Your objective:
Starting at the first line of the listing below, repeat each line exactly until the line containing "0.833, 0.889, 0.944];", which you include. Leave out pictures.

Stored data:
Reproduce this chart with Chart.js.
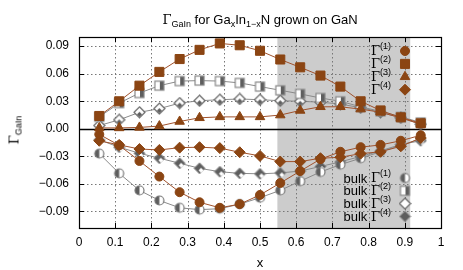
<!DOCTYPE html>
<html>
<head>
<meta charset="utf-8">
<script src="https://cdn.jsdelivr.net/npm/chart.js@4.4.0/dist/chart.umd.min.js"></script>
<style>
  html, body { margin: 0; padding: 0; background: #fff; }
  #wrap { position: relative; width: 463px; height: 270px; font-family: "Liberation Sans", Arial, sans-serif; color: #000; }
  canvas { position: absolute; left: 0; top: 0; }
  .lbl { position: absolute; white-space: nowrap; font-size: 13px; line-height: 1; }
  .g { font-family: "DejaVu Serif", "Liberation Serif", serif; }
  sub { font-size: 9px; vertical-align: -3px; line-height: 0; }
</style>
</head>
<body>
<div id="wrap">
  <canvas id="chart" width="463" height="270"></canvas>
  <div class="lbl" id="title"><span class="g">Γ</span><sub>GaIn</sub> for Ga<sub>x</sub>In<sub>1−x</sub>N grown on GaN</div>
  <div class="lbl" id="ytitle"><span class="g">Γ</span><sub>GaIn</sub></div>
  <div class="lbl" id="xtitle">x</div>
</div>
<script>
// composition points
const xVals = [0.056, 0.111, 0.167, 0.222, 0.278, 0.333, 0.389, 0.444, 0.5, 0.556, 0.611, 0.667, 0.722, 0.778, 0.833, 0.889, 0.944];

// grown on GaN
const gamma1 = [-0.006, -0.018, -0.035, -0.052, -0.069, -0.080, -0.086, -0.082, -0.072, -0.059, -0.046, -0.033, -0.025, -0.020, -0.0175, -0.013, -0.007];
const gamma2 = [0.014, 0.030, 0.047, 0.062, 0.076, 0.086, 0.093, 0.091, 0.085, 0.0755, 0.067, 0.058, 0.046, 0.030, 0.020, 0.0125, 0.006];
const gamma3 = [0.001, 0.001, 0.0015, 0.003, 0.008, 0.012, 0.013, 0.013, 0.013, 0.015, 0.020, 0.024, 0.024, 0.0215, 0.018, 0.012, 0.005];
const gamma4 = [-0.013, -0.0175, -0.022, -0.023, -0.0205, -0.020, -0.021, -0.0255, -0.0295, -0.0357, -0.0357, -0.032, -0.031, -0.027, -0.025, -0.019, -0.010];

// bulk
const bulk1 = [-0.027, -0.0485, -0.067, -0.078, -0.086, -0.088, -0.087, -0.082, -0.075, -0.067, -0.057, -0.047, -0.039, -0.032, -0.025, -0.018, -0.011];
const bulk2 = [0.013, 0.028, 0.039, 0.047, 0.052, 0.0525, 0.052, 0.050, 0.046, 0.042, 0.038, 0.0336, 0.030, 0.024, 0.019, 0.013, 0.007];
const bulk3 = [0.0036, 0.0098, 0.018, 0.022, 0.028, 0.0306, 0.0317, 0.0325, 0.0317, 0.0306, 0.030, 0.029, 0.027, 0.023, 0.018, 0.012, 0.005];
const bulk4 = [-0.012, -0.020, -0.0266, -0.032, -0.0375, -0.043, -0.0467, -0.0485, -0.049, -0.048, -0.046, -0.041, -0.036, -0.030, -0.024, -0.017, -0.013];

const xTicks = [0, 0.1, 0.2, 0.3, 0.4, 0.5, 0.6, 0.7, 0.8, 0.9, 1];
const yTicks = [-0.09, -0.06, -0.03, 0, 0.03, 0.06, 0.09];
const shadeRange = [0.548, 0.915];

const BROWN = '#8b4513';
const BROWN_LINE = '#a0522d';
const GRAY = '#5e5e5e';
const GRAY_LINE = '#8a8a8a';

// position the html labels
const place = (id, x, y, rot) => {
  const el = document.getElementById(id);
  el.style.left = x + 'px';
  el.style.top = y + 'px';
  el.style.transform = 'translate(-50%, -50%)' + (rot ? ' rotate(-90deg)' : '');
};
place('title', 260, 19);
place('ytitle', 14, 130, true);
place('xtitle', 260, 262);

// small canvases used as point styles for the bulk series
function marker(draw) {
  const c = document.createElement('canvas');
  c.width = 13; c.height = 13;
  const ctx = c.getContext('2d');
  draw(ctx, 6.5, 6.5);
  return c;
}
function diamondPath(ctx, cx, cy, r) {
  ctx.beginPath();
  ctx.moveTo(cx, cy - r); ctx.lineTo(cx + r, cy); ctx.lineTo(cx, cy + r); ctx.lineTo(cx - r, cy);
  ctx.closePath();
}
const halfCircle = marker((ctx, cx, cy) => {
  ctx.beginPath(); ctx.arc(cx, cy, 4.5, 0, Math.PI * 2); ctx.fillStyle = '#fff'; ctx.fill();
  ctx.beginPath(); ctx.arc(cx, cy, 4.5, Math.PI / 2, Math.PI * 1.5); ctx.closePath(); ctx.fillStyle = GRAY; ctx.fill();
  ctx.beginPath(); ctx.arc(cx, cy, 4.5, 0, Math.PI * 2); ctx.strokeStyle = '#777'; ctx.lineWidth = 1.2; ctx.stroke();
});
const halfSquare = marker((ctx, cx, cy) => {
  ctx.fillStyle = '#fff'; ctx.fillRect(cx - 4.5, cy - 4.5, 9, 9);
  ctx.fillStyle = GRAY; ctx.fillRect(cx + 0.5, cy - 4.5, 4, 9);
  ctx.strokeStyle = '#888'; ctx.lineWidth = 1.2; ctx.strokeRect(cx - 4.5, cy - 4.5, 9, 9);
});
const openDiamond = marker((ctx, cx, cy) => {
  diamondPath(ctx, cx, cy, 5.5); ctx.fillStyle = '#fff'; ctx.fill();
  ctx.strokeStyle = '#666'; ctx.lineWidth = 1.2; ctx.stroke();
  diamondPath(ctx, cx, cy + 2, 2.5); ctx.fillStyle = GRAY; ctx.fill();
});
const fullDiamond = marker((ctx, cx, cy) => {
  diamondPath(ctx, cx, cy, 5.5); ctx.fillStyle = GRAY; ctx.fill();
  ctx.strokeStyle = '#888'; ctx.lineWidth = 1; ctx.stroke();
  diamondPath(ctx, cx + 1.5, cy + 2, 2.5); ctx.fillStyle = '#fff'; ctx.fill();
});
const keyOpenDiamond = marker((ctx, cx, cy) => {
  diamondPath(ctx, cx, cy, 5.5); ctx.fillStyle = '#fff'; ctx.fill();
  ctx.strokeStyle = '#666'; ctx.lineWidth = 1.2; ctx.stroke();
});
const keyFullDiamond = marker((ctx, cx, cy) => {
  diamondPath(ctx, cx, cy, 5.5); ctx.fillStyle = GRAY; ctx.fill();
  ctx.strokeStyle = '#999'; ctx.lineWidth = 1; ctx.stroke();
});

const pts = ys => ys.map((y, i) => ({ x: xVals[i], y: y }));

function brownSet(label, ys, style, r) {
  return {
    label: label, data: pts(ys), showLine: true,
    borderColor: BROWN_LINE, borderWidth: 1,
    pointStyle: style, pointRadius: r,
    pointBackgroundColor: BROWN, pointBorderColor: BROWN, pointBorderWidth: 1
  };
}
function graySet(label, ys, img) {
  return {
    label: label, data: pts(ys), showLine: true,
    borderColor: GRAY_LINE, borderWidth: 1,
    pointStyle: img, pointRadius: 5
  };
}

const datasets = [
  brownSet('Γ(1)', gamma1, 'circle', 4.5),
  brownSet('Γ(2)', gamma2, 'rect', 6.4),
  brownSet('Γ(3)', gamma3, 'triangle', 5.5),
  brownSet('Γ(4)', gamma4, 'rectRot', 5.5),
  graySet('bulk Γ(1)', bulk1, halfCircle),
  graySet('bulk Γ(2)', bulk2, halfSquare),
  graySet('bulk Γ(3)', bulk3, openDiamond),
  graySet('bulk Γ(4)', bulk4, fullDiamond)
];

// legend keys
const keyTop = [
  { sup: '(1)', style: 'circle', r: 4.5 },
  { sup: '(2)', style: 'rect', r: 6.4 },
  { sup: '(3)', style: 'triangle', r: 5.5 },
  { sup: '(4)', style: 'rectRot', r: 5.5 }
];
const keyBulk = [
  { sup: '(1)', img: halfCircle },
  { sup: '(2)', img: halfSquare },
  { sup: '(3)', img: keyOpenDiamond },
  { sup: '(4)', img: keyFullDiamond }
];

function drawKeyText(ctx, prefix, sup, right, y) {
  ctx.textBaseline = 'middle';
  ctx.fillStyle = '#000';
  ctx.font = '9px "Liberation Sans", Arial, sans-serif';
  const wSup = ctx.measureText(sup).width;
  ctx.font = '13px "DejaVu Serif", "Liberation Serif", serif';
  const wG = ctx.measureText('Γ').width;
  ctx.textAlign = 'left';
  let x = right - wSup - wG;
  ctx.fillText('Γ', x, y + 1);
  ctx.font = '9px "Liberation Sans", Arial, sans-serif';
  ctx.fillText(sup, x + wG, y - 4);
  if (prefix) {
    ctx.font = '13px "Liberation Sans", Arial, sans-serif';
    ctx.textAlign = 'right';
    ctx.fillText(prefix + ' ', x, y + 1);
  }
}

const framePlugin = {
  id: 'frame',
  beforeDraw(chart) {
    const { ctx, chartArea: a, scales: { x } } = chart;
    ctx.save();
    ctx.fillStyle = '#cccccc';
    const x0 = x.getPixelForValue(shadeRange[0]);
    const x1 = x.getPixelForValue(shadeRange[1]);
    ctx.fillRect(x0, a.top, x1 - x0, a.bottom - a.top);
    ctx.restore();
  },
  beforeDatasetsDraw(chart) {
    const { ctx, chartArea: a, scales: { x, y } } = chart;
    ctx.save();
    ctx.strokeStyle = '#777';
    ctx.lineWidth = 1;
    ctx.setLineDash([1.5, 2.5]);
    xTicks.slice(1, -1).forEach(v => {
      const px = Math.round(x.getPixelForValue(v)) + 0.5;
      ctx.beginPath(); ctx.moveTo(px, a.top); ctx.lineTo(px, a.bottom); ctx.stroke();
    });
    yTicks.filter(v => v !== 0).forEach(v => {
      const py = Math.round(y.getPixelForValue(v)) + 0.5;
      ctx.beginPath(); ctx.moveTo(a.left, py); ctx.lineTo(a.right, py); ctx.stroke();
    });
    ctx.setLineDash([]);
    ctx.strokeStyle = '#000';
    // zero line
    const pz = Math.round(y.getPixelForValue(0)) + 0.5;
    ctx.lineWidth = 1.4;
    ctx.beginPath(); ctx.moveTo(a.left, pz); ctx.lineTo(a.right, pz); ctx.stroke();
    // inward ticks
    ctx.lineWidth = 1;
    xTicks.forEach(v => {
      const px = Math.round(x.getPixelForValue(v)) + 0.5;
      ctx.beginPath();
      ctx.moveTo(px, a.bottom); ctx.lineTo(px, a.bottom - 5);
      ctx.moveTo(px, a.top); ctx.lineTo(px, a.top + 5);
      ctx.stroke();
    });
    yTicks.forEach(v => {
      const py = Math.round(y.getPixelForValue(v)) + 0.5;
      ctx.beginPath();
      ctx.moveTo(a.left, py); ctx.lineTo(a.left + 5, py);
      ctx.moveTo(a.right, py); ctx.lineTo(a.right - 5, py);
      ctx.stroke();
    });
    ctx.restore();
  },
  afterDatasetsDraw(chart) {
    const { ctx, chartArea: a } = chart;
    ctx.save();
    ctx.lineWidth = 1.2;
    ctx.strokeStyle = '#000';
    ctx.strokeRect(Math.round(a.left) + 0.5, Math.round(a.top) + 0.5, Math.round(a.right - a.left), Math.round(a.bottom - a.top));

    keyTop.forEach((k, i) => {
      const yy = 51 + i * 12.9;
      drawKeyText(ctx, '', k.sup, 391, yy);
      ctx.fillStyle = BROWN; ctx.strokeStyle = BROWN; ctx.lineWidth = 1;
      Chart.helpers.drawPoint(ctx, { pointStyle: k.style, radius: k.r, borderWidth: 1 }, 405, yy);
    });
    keyBulk.forEach((k, i) => {
      const yy = 178 + i * 12.8;
      drawKeyText(ctx, 'bulk', k.sup, 391, yy);
      ctx.drawImage(k.img, 405 - 6.5, yy - 6.5);
    });
    ctx.restore();
  }
};

const fmtY = v => (v < 0 ? '−' : '') + Math.abs(v).toFixed(2);
const fmtX = v => (v === 0 || v === 1) ? String(v) : v.toFixed(1);
const tickFont = { family: '"Liberation Sans", Arial, sans-serif', size: 12 };

new Chart(document.getElementById('chart').getContext('2d'), {
  type: 'scatter',
  data: { datasets: datasets },
  options: {
    responsive: false,
    animation: false,
    devicePixelRatio: 1,
    layout: { padding: { left: 0, right: 22, top: 37, bottom: 0 } },
    plugins: { legend: { display: false }, tooltip: { enabled: false } },
    scales: {
      x: {
        type: 'linear', min: 0, max: 1,
        grid: { display: false, drawTicks: false },
        border: { display: false },
        afterBuildTicks: s => { s.ticks = xTicks.map(v => ({ value: v })); },
        afterFit: s => { s.height = 42; },
        ticks: { padding: 7, color: '#000', font: tickFont, maxRotation: 0, autoSkip: false, callback: v => fmtX(v) }
      },
      y: {
        type: 'linear', min: -0.108, max: 0.10,
        grid: { display: false, drawTicks: false },
        border: { display: false },
        afterBuildTicks: s => { s.ticks = yTicks.map(v => ({ value: v })); },
        afterFit: s => { s.width = 79; },
        ticks: { padding: 10, color: '#000', font: tickFont, callback: v => fmtY(v) }
      }
    }
  },
  plugins: [framePlugin]
});
</script>
</body>
</html>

Task solution:
Reproduce this chart with Chart.js.
<!DOCTYPE html>
<html>
<head>
<meta charset="utf-8">
<script src="https://cdn.jsdelivr.net/npm/chart.js@4.4.0/dist/chart.umd.min.js"></script>
<style>
  html, body { margin: 0; padding: 0; background: #fff; }
  #wrap { position: relative; width: 463px; height: 270px; font-family: "Liberation Sans", Arial, sans-serif; color: #000; }
  canvas { position: absolute; left: 0; top: 0; }
  .lbl { position: absolute; white-space: nowrap; font-size: 13px; line-height: 1; }
  .g { font-family: "DejaVu Serif", "Liberation Serif", serif; }
  sub { font-size: 9px; vertical-align: -3px; line-height: 0; }
</style>
</head>
<body>
<div id="wrap">
  <canvas id="chart" width="463" height="270"></canvas>
  <div class="lbl" id="title"><span class="g">Γ</span><sub>GaIn</sub> for Ga<sub>x</sub>In<sub>1−x</sub>N grown on GaN</div>
  <div class="lbl" id="ytitle"><span class="g">Γ</span><sub>GaIn</sub></div>
  <div class="lbl" id="xtitle">x</div>
</div>
<script>
// composition points
const xVals = [0.056, 0.111, 0.167, 0.222, 0.278, 0.333, 0.389, 0.444, 0.5, 0.556, 0.611, 0.667, 0.722, 0.778, 0.833, 0.889, 0.944];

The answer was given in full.